**What is asked**.
Return the data exactly, with all pictures removed.

________________________________________

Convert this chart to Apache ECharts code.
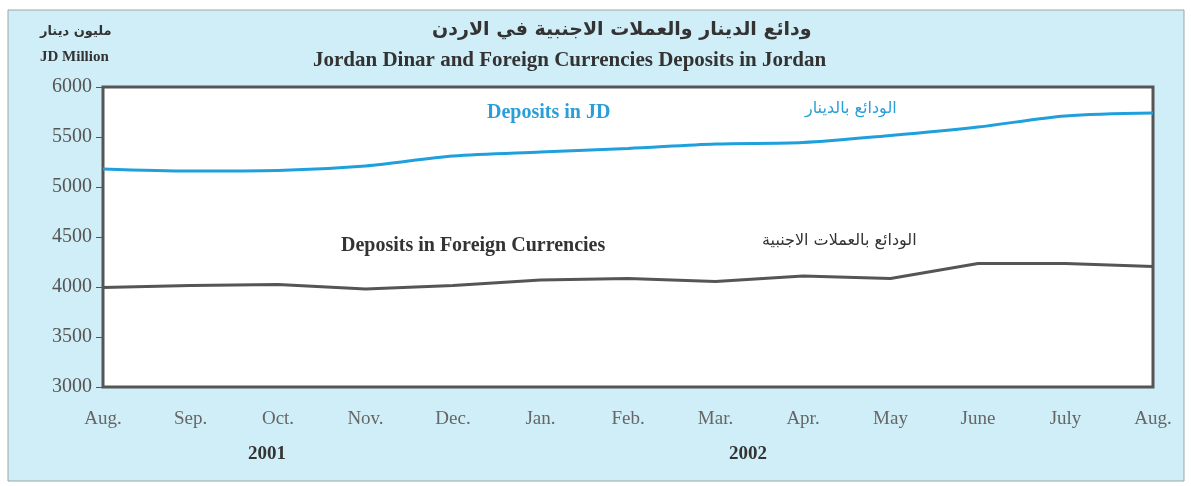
<!DOCTYPE html>
<html>
<head>
<meta charset="utf-8">
<script src="https://cdn.jsdelivr.net/npm/echarts@6/dist/echarts.min.js"></script>
<style>
  html, body { margin: 0; padding: 0; background: #fff; }
  #chart { width: 1191px; height: 486px; }
</style>
</head>
<body>
<div id="chart"></div>
<script>
// months, Aug 2001 .. Aug 2002
var months = ['Aug.', 'Sep.', 'Oct.', 'Nov.', 'Dec.', 'Jan.', 'Feb.', 'Mar.', 'Apr.', 'May', 'June', 'July', 'Aug.'];
// JD million
var depositsJD = [5180, 5160, 5165, 5210, 5310, 5350, 5385, 5430, 5445, 5515, 5600, 5710, 5740];
var depositsForeign = [3995, 4015, 4025, 3980, 4015, 4070, 4085, 4055, 4110, 4085, 4235, 4235, 4205];
var yTicks = [3000, 6000, 500]; // min, max, step

var serif = '"Liberation Serif", "DejaVu Serif", serif';
var arabic = '"DejaVu Sans", "Noto Sans", sans-serif';

var chart = echarts.init(document.getElementById('chart'));

var option = {
    backgroundColor: '#fff',
    animation: false,
    graphic: [
        // outer panel
        {
            type: 'rect', z: -10, silent: true,
            shape: { x: 8, y: 10, width: 1176, height: 471 },
            style: { fill: '#d0eef7', stroke: '#9aa4a8', lineWidth: 1 }
        },
        // titles
        {
            type: 'text', left: 432, top: 21, z: 10,
            style: { text: 'ودائع الدينار والعملات الاجنبية في الاردن', font: 'bold 19px ' + arabic, fill: '#333' }
        },
        {
            type: 'text', left: 313, top: 50, z: 10,
            style: { text: 'Jordan Dinar and Foreign Currencies Deposits in Jordan', font: 'bold 21px ' + serif, fill: '#333' }
        },
        // unit
        {
            type: 'text', left: 40, top: 25, z: 10,
            style: { text: 'مليون دينار', font: 'bold 13px ' + arabic, fill: '#333' }
        },
        {
            type: 'text', left: 40, top: 50, z: 10,
            style: { text: 'JD Million', font: 'bold 15px ' + serif, fill: '#333' }
        },
        // series notes
        {
            type: 'text', left: 487, top: 103, z: 10,
            style: { text: 'Deposits in JD', font: 'bold 20px ' + serif, fill: '#2a9ed8' }
        },
        {
            type: 'text', left: 805, top: 101, z: 10,
            style: { text: 'الودائع بالدينار', font: '16px ' + arabic, fill: '#2a9ed8' }
        },
        {
            type: 'text', left: 341, top: 236, z: 10,
            style: { text: 'Deposits in Foreign Currencies', font: 'bold 20px ' + serif, fill: '#333' }
        },
        {
            type: 'text', left: 762, top: 233, z: 10,
            style: { text: 'الودائع بالعملات الاجنبية', font: '16px ' + arabic, fill: '#333' }
        },
        // years
        {
            type: 'text', left: 248, top: 445, z: 10,
            style: { text: '2001', font: 'bold 19px ' + serif, fill: '#333' }
        },
        {
            type: 'text', left: 729, top: 445, z: 10,
            style: { text: '2002', font: 'bold 19px ' + serif, fill: '#333' }
        }
    ],
    grid: {
        left: 103,
        right: 38,
        top: 87,
        bottom: 99,
        show: true,
        backgroundColor: '#fff',
        borderColor: '#555',
        borderWidth: 3
    },
    xAxis: {
        type: 'category',
        data: months,
        boundaryGap: false,
        axisLine: { show: false },
        axisTick: { show: false },
        splitLine: { show: false },
        axisLabel: {
            interval: 0,
            margin: 23,
            color: '#666',
            fontFamily: serif,
            fontSize: 19
        }
    },
    yAxis: {
        type: 'value',
        min: yTicks[0],
        max: yTicks[1],
        interval: yTicks[2],
        axisLine: { show: false },
        axisTick: { show: true, length: 7, lineStyle: { color: '#555', width: 1 } },
        splitLine: { show: false },
        axisLabel: {
            margin: 11,
            color: '#555',
            fontFamily: serif,
            fontSize: 20,
            formatter: function (v) { return String(v); }
        }
    },
    series: [
        {
            name: 'Deposits in JD',
            type: 'line',
            data: depositsJD,
            smooth: 0.3,
            symbol: 'none',
            lineStyle: { color: '#1fa0dd', width: 3 }
        },
        {
            name: 'Deposits in Foreign Currencies',
            type: 'line',
            data: depositsForeign,
            symbol: 'none',
            lineStyle: { color: '#555', width: 3 }
        }
    ]
};

chart.setOption(option);
</script>
</body>
</html>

________________________________________

**Exercise output**.
Convert this chart to Apache ECharts code.
<!DOCTYPE html>
<html>
<head>
<meta charset="utf-8">
<script src="https://cdn.jsdelivr.net/npm/echarts@6/dist/echarts.min.js"></script>
<style>
  html, body { margin: 0; padding: 0; background: #fff; }
  #chart { width: 1191px; height: 486px; }
</style>
</head>
<body>
<div id="chart"></div>
<script>
// months, Aug 2001 .. Aug 2002
var months = ['Aug.', 'Sep.', 'Oct.', 'Nov.', 'Dec.', 'Jan.', 'Feb.', 'Mar.', 'Apr.', 'May', 'June', 'July', 'Aug.'];
// JD million
var depositsJD = [5180, 5160, 5165, 5210, 5310, 5350, 5385, 5430, 5445, 5515, 5600, 5710, 5740];
var depositsForeign = [3995, 4015, 4025, 3980, 4015, 4070, 4085, 4055, 4110, 4085, 4235, 4235, 4205];
var yTicks = [3000, 6000, 500]; // min, max, step

var serif = '"Liberation Serif", "DejaVu Serif", serif';
var arabic = '"DejaVu Sans", "Noto Sans", sans-serif';

var chart = echarts.init(document.getElementById('chart'));

var option = {
    backgroundColor: '#fff',
    animation: false,
    graphic: [
        // outer panel
        {
            type: 'rect', z: -10, silent: true,
            shape: { x: 8, y: 10, width: 1176, height: 471 },
            style: { fill: '#d0eef7', stroke: '#9aa4a8', lineWidth: 1 }
        },
        // titles
        {
            type: 'text', left: 432, top: 21, z: 10,
            style: { text: 'ودائع الدينار والعملات الاجنبية في الاردن', font: 'bold 19px ' + arabic, fill: '#333' }
        },
        {
            type: 'text', left: 313, top: 50, z: 10,
            style: { text: 'Jordan Dinar and Foreign Currencies Deposits in Jordan', font: 'bold 21px ' + serif, fill: '#333' }
        },
        // unit
        {
            type: 'text', left: 40, top: 25, z: 10,
            style: { text: 'مليون دينار', font: 'bold 13px ' + arabic, fill: '#333' }
        },
        {
            type: 'text', left: 40, top: 50, z: 10,
            style: { text: 'JD Million', font: 'bold 15px ' + serif, fill: '#333' }
        },
        // series notes
        {
            type: 'text', left: 487, top: 103, z: 10,
            style: { text: 'Deposits in JD', font: 'bold 20px ' + serif, fill: '#2a9ed8' }
        },
        {
            type: 'text', left: 805, top: 101, z: 10,
            style: { text: 'الودائع بالدينار', font: '16px ' + arabic, fill: '#2a9ed8' }
        },
        {
            type: 'text', left: 341, top: 236, z: 10,
            style: { text: 'Deposits in Foreign Currencies', font: 'bold 20px ' + serif, fill: '#333' }
        },
        {
            type: 'text', left: 762, top: 233, z: 10,
            style: { text: 'الودائع بالعملات الاجنبية', font: '16px ' + arabic, fill: '#333' }
        },
        // years
        {
            type: 'text', left: 248, top: 445, z: 10,
            style: { text: '2001', font: 'bold 19px ' + serif, fill: '#333' }
        },
        {
            type: 'text', left: 729, top: 445, z: 10,
            style: { text: '2002', font: 'bold 19px ' + serif, fill: '#333' }
        }
    ],
    grid: {
        left: 103,
        right: 38,
        top: 87,
        bottom: 99,
        show: true,
        backgroundColor: '#fff',
        borderColor: '#555',
        borderWidth: 3
    },
    xAxis: {
        type: 'category',
        data: months,
        boundaryGap: false,
        axisLine: { show: false },
        axisTick: { show: false },
        splitLine: { show: false },
        axisLabel: {
            interval: 0,
            margin: 23,
            color: '#666',
            fontFamily: serif,
            fontSize: 19
        }
    },
    yAxis: {
        type: 'value',
        min: yTicks[0],
        max: yTicks[1],
        interval: yTicks[2],
        axisLine: { show: false },
        axisTick: { show: true, length: 7, lineStyle: { color: '#555', width: 1 } },
        splitLine: { show: false },
        axisLabel: {
            margin: 11,
            color: '#555',
            fontFamily: serif,
            fontSize: 20,
            formatter: function (v) { return String(v); }
        }
    },
    series: [
        {
            name: 'Deposits in JD',
            type: 'line',
            data: depositsJD,
            smooth: 0.3,
            symbol: 'none',
            lineStyle: { color: '#1fa0dd', width: 3 }
        },
        {
            name: 'Deposits in Foreign Currencies',
            type: 'line',
            data: depositsForeign,
            symbol: 'none',
            lineStyle: { color: '#555', width: 3 }
        }
    ]
};

chart.setOption(option);
</script>
</body>
</html>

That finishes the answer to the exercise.